I've developed Hexinator (Window & Linux) and Synalyze It! (macOS) exactly for this purpose. These applications allow you to see the binary files like in other hex editors but additionally you can create a "grammar" with the specifics of a binary file format. The grammar contains all the building blocks and is used to parse the file automatically.
Thus you can keep the knowledge you gain in the analysis and apply it to multiple files simultaneously. You can also color-code the bits and pieces of file formats for a quick overview in the hex editor.
The parsing results are displayed in a tree view where you can also modify the files easily (applying endianness et cetera).
Reverse engineering a binary file when you have some idea of what it represents is a very time consuming process. If you have no idea what it is then it will be even harder.
It is possible though, but you have to have a pretty good reason for doing so.
The first step would be to open it up in a hex editor of your choice and see if you can find any English text to point you in the direction of what the file is even supposed to represent. From there, Google "Reverse Engineering binary files", there are much more knowledgeable people than me that have written guides about it.
The "strings" program from GNU binutils is very useful. It will print the strings of printable characters in a file, quite often giving a clue to what a file contains or a program does.
If the data represents serialized Delphi objects, you should start reading about the Delphi serialization process. If that's the case, I think your best bet would be to load it using Delphi and continue your analysis from the IDE. Some informations about Delphi serialization can be found here.
EDIT: if the file does contain serialized delphi objects, then you should write a small delphi program that loads it, and "convert" the data yourself to something neutral, like xml. If you manage to do this, you should check and see if delphi supports serializing to xml. Then, you could access those objects from any language.
The unix "file" command is really useful - I don't know if there is anything like it in windows. You run it like this:
file myfile.ext
And it spits out a text description based on the magic numbers and data contained therein.
Probably it is contained within cygwin.
If you have access to the application that creates the file, you can apply changes to the application, then save the file and see the effects (Keep in mind that numbers are probably stored in little endian):
First create the file repeatedly. If the files are not binary equal, the current date/time is probably stored in the area where hte differences occur.
Maybe you want to repeat that with the software running under different environments, to see if OS version etc are stored, but this is rather unusual.
Next you can try to change single variables and create several files that only differ in the value of this variable. This helps you identify where this variable is stored.
That way you can also exclude variables that are not stored in the file: If you change them, but the files created are identical, they are not stored.
In order to test the hypotheses you worked out with the steps above, edit one of the files and have the application read it.

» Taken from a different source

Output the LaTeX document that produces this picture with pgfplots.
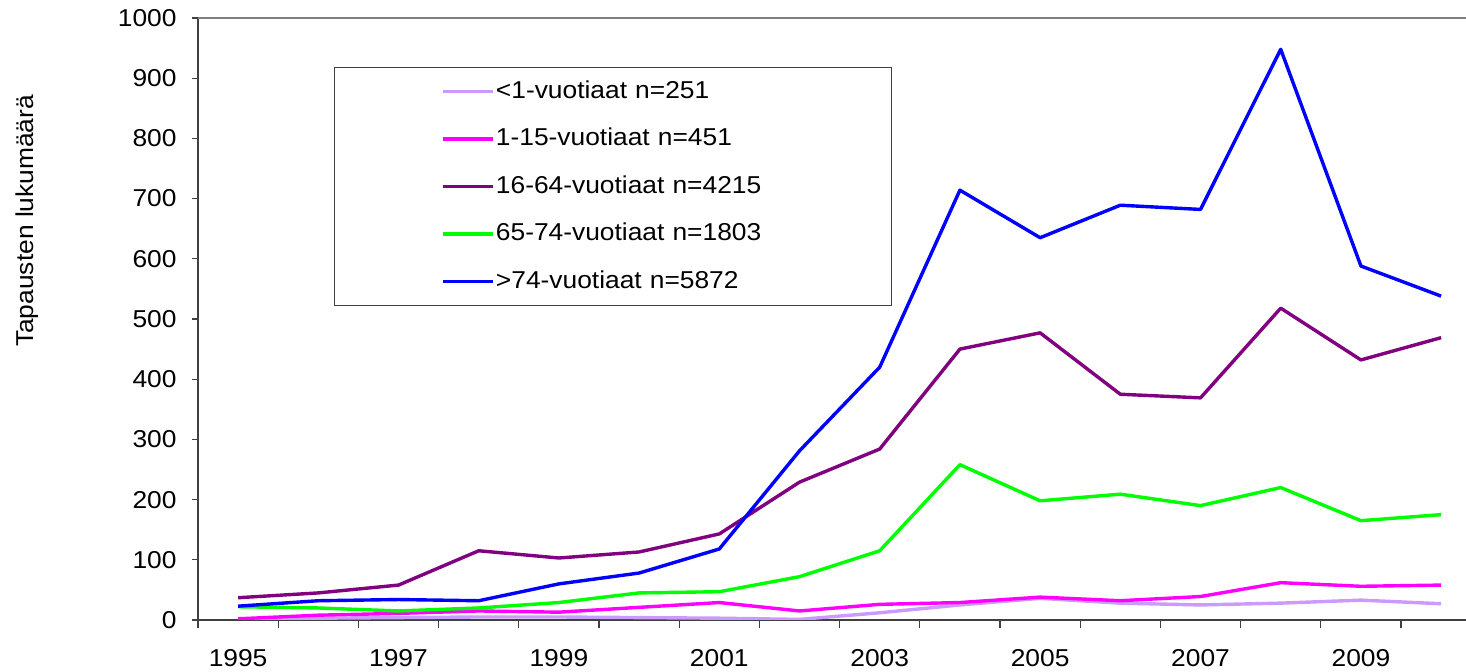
\documentclass[border=0pt]{standalone}
\usepackage{pgfplots}
\pgfplotsset{compat=1.18}
\usepackage{fontspec}
\setmainfont[FakeStretch=1.08]{Liberation Sans}
\definecolor{cLav}{HTML}{CC99FF}
\definecolor{cMag}{HTML}{FF00FF}
\definecolor{cPur}{HTML}{800080}
\definecolor{cGrn}{HTML}{00FF00}
\definecolor{cBlu}{HTML}{0000FF}
\definecolor{axc}{HTML}{404040}
\begin{document}
\begin{tikzpicture}
\begin{axis}[
  scale only axis, width=1268bp, height=602bp,
  xmin=1994.5, xmax=2010.31, ymin=0, ymax=1000,
  axis x line=bottom, axis y line=left,
  axis line style={-, draw=axc, line width=1.6bp},
  xtick={1995,1997,...,2009},
  xticklabels={1995,1997,1999,2001,2003,2005,2007,2009},
  minor xtick={1994.5,1995.5,...,2009.5},
  major x tick style={draw=none},
  ytick={0,100,...,1000},
  tick align=outside,
  major tick length=6bp, minor tick length=8bp,
  every tick/.style={draw=axc, line width=1.3bp},
  minor x tick style={draw=axc, line width=1.3bp},
  major y tick style={draw=axc, line width=1.3bp},
  /pgf/number format/assume math mode=true,
  /pgf/number format/1000 sep={},
  tick label style={font=\fontsize{24.5}{29}\selectfont},
  xticklabel style={yshift=-20bp},
  yticklabel style={xshift=-12bp},
  ylabel={Tapausten lukumäärä},
  ylabel style={at={(axis description cs:-0.135,0.663)}, anchor=center, font=\fontsize{24.5}{29}\selectfont},
  legend cell align=left,
  legend image code/.code={\path (-107bp,0bp); \draw[#1] (0bp,0bp) -- (50bp,0bp);},
  legend style={at={(axis description cs:0.1073,0.9186)}, anchor=north west,
    inner xsep=0pt, inner ysep=12.5bp, draw=black!75, line width=1bp,
    row sep=24.5bp, column sep=0pt,
    font=\fontsize{24.5}{29}\selectfont,
    nodes={text height=18bp, text depth=5bp, inner ysep=0pt, inner xsep=1bp, text width=395bp, align=left}},
  every axis plot/.append style={line width=3.4bp, line join=round, no markers},
]
\addplot[cLav] coordinates {(1995,1) (1996,3) (1997,4) (1998,5) (1999,5) (2000,4) (2001,3) (2002,1) (2003,12) (2004,25) (2005,36) (2006,28) (2007,25) (2008,28) (2009,33) (2010,27)};
\addlegendentry{<1-vuotiaat n=251}
\addplot[cMag] coordinates {(1995,2) (1996,8) (1997,11) (1998,15) (1999,13) (2000,21) (2001,29) (2002,15) (2003,26) (2004,29) (2005,38) (2006,32) (2007,39) (2008,62) (2009,56) (2010,58)};
\addlegendentry{1-15-vuotiaat n=451}
\addplot[cPur] coordinates {(1995,37) (1996,45) (1997,58) (1998,115) (1999,103) (2000,113) (2001,143) (2002,229) (2003,284) (2004,450) (2005,477) (2006,375) (2007,369) (2008,518) (2009,432) (2010,469)};
\addlegendentry{16-64-vuotiaat n=4215}
\addplot[cGrn] coordinates {(1995,22) (1996,20) (1997,15) (1998,20) (1999,29) (2000,45) (2001,47) (2002,72) (2003,115) (2004,258) (2005,198) (2006,209) (2007,190) (2008,220) (2009,165) (2010,175)};
\addlegendentry{65-74-vuotiaat n=1803}
\addplot[cBlu] coordinates {(1995,23) (1996,32) (1997,34) (1998,32) (1999,60) (2000,78) (2001,118) (2002,281) (2003,420) (2004,714) (2005,635) (2006,689) (2007,682) (2008,948) (2009,588) (2010,538)};
\addlegendentry{>74-vuotiaat n=5872}
\draw[draw=gray, line width=1.6bp] (rel axis cs:0,1) -- (rel axis cs:1,1);
\end{axis}
\pgfresetboundingbox
\path[use as bounding box] (-198bp,-52bp) rectangle (1268bp,620bp);
\end{tikzpicture}
\end{document}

If you don't have access to the application itself, I suggest that you forget about it and find another way to solve your problem. There is a very high probability that it will be faster...
If file does not give a meaningful answer, you may want to try TRiD by Marco Pontello to determine whether your data is stored in a known format.
Get the Delphi application and open it in IDA Pro freeware version, and find where it writes the file, and decode how it writes the file that way.
Unless it's plan text.
Do you know the program that uses it? If so you can hook that programs write to file function and get an idea of what data its writing, the size of the data and where.
More Info: http://www.codeproject.com/KB/DLL/Win32APIHooking_Trouble.aspx
Unlike traditional hex editors which only display the raw hex bytes of a file, 010 Editor can also parse a file into a hierarchical structure using a Binary Template. The results of running a Binary Template are much easier to understand and edit than using just the raw hex bytes.
http://www.sweetscape.com/010editor/
Try to open it in a hex editor and analyse.